New moms and dads should be told that having a baby is a joyous, beautiful thing—a new and amazing chapter of life is beginning! But new parents should also be told that the reality of the newborn period is incredibly challenging, but that does not mean something is wrong. If new parents are completely blindsided to the realities of life with a newborn, we have failed them.
Then, you wonder how it seemed to pass suddenly
The newborn that inspired this post is now an incredibly intelligent, generous, ambitious, outgoing, funny seven-year-old who has a toothless grin and reads chapter books to me. In those early weeks of his life, I dreamed of the day that I could shower for more than thirty seconds, when I could eat a hot meal with both hands again, when I could just get up and go to the bathroom when I needed to, when I could just feel any sense of normalcy and at all like myself again. Then, it seems like that long-awaited day came suddenly. When you’re in the throes of new motherhood, it is impossible to picture that your helpless, clingy, always-hungry baby becoming a helpful, independent, (but still-always-hungry) school-aged kid.

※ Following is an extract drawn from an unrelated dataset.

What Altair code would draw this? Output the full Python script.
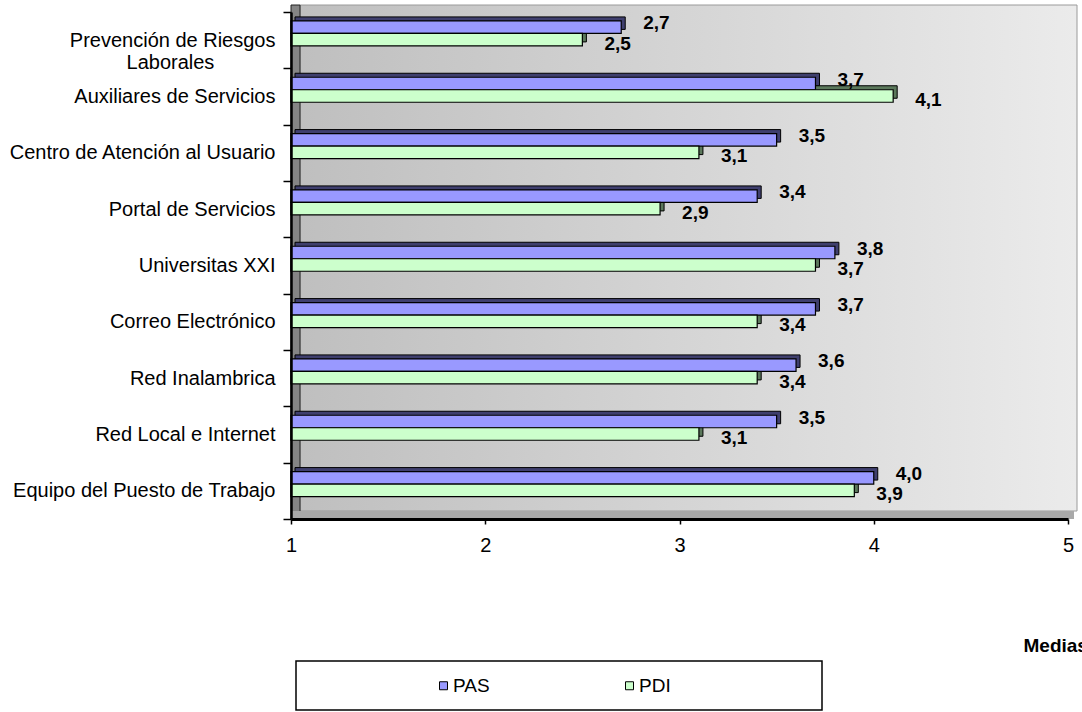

When I see a new mom out with her baby, I remember what that time was like. I remember how time seemed to go in slow motion many days, and it felt lonely because saying anything remotely realistic about how you were feeling just seemed wrong. When I see that new mom and fresh baby, I want to tell her that I know this is the hardest stage, and that she’s doing the best she can. It is OK not to “just enjoy every moment.” Even if she doesn’t realize it right now, it gets easier. I promise.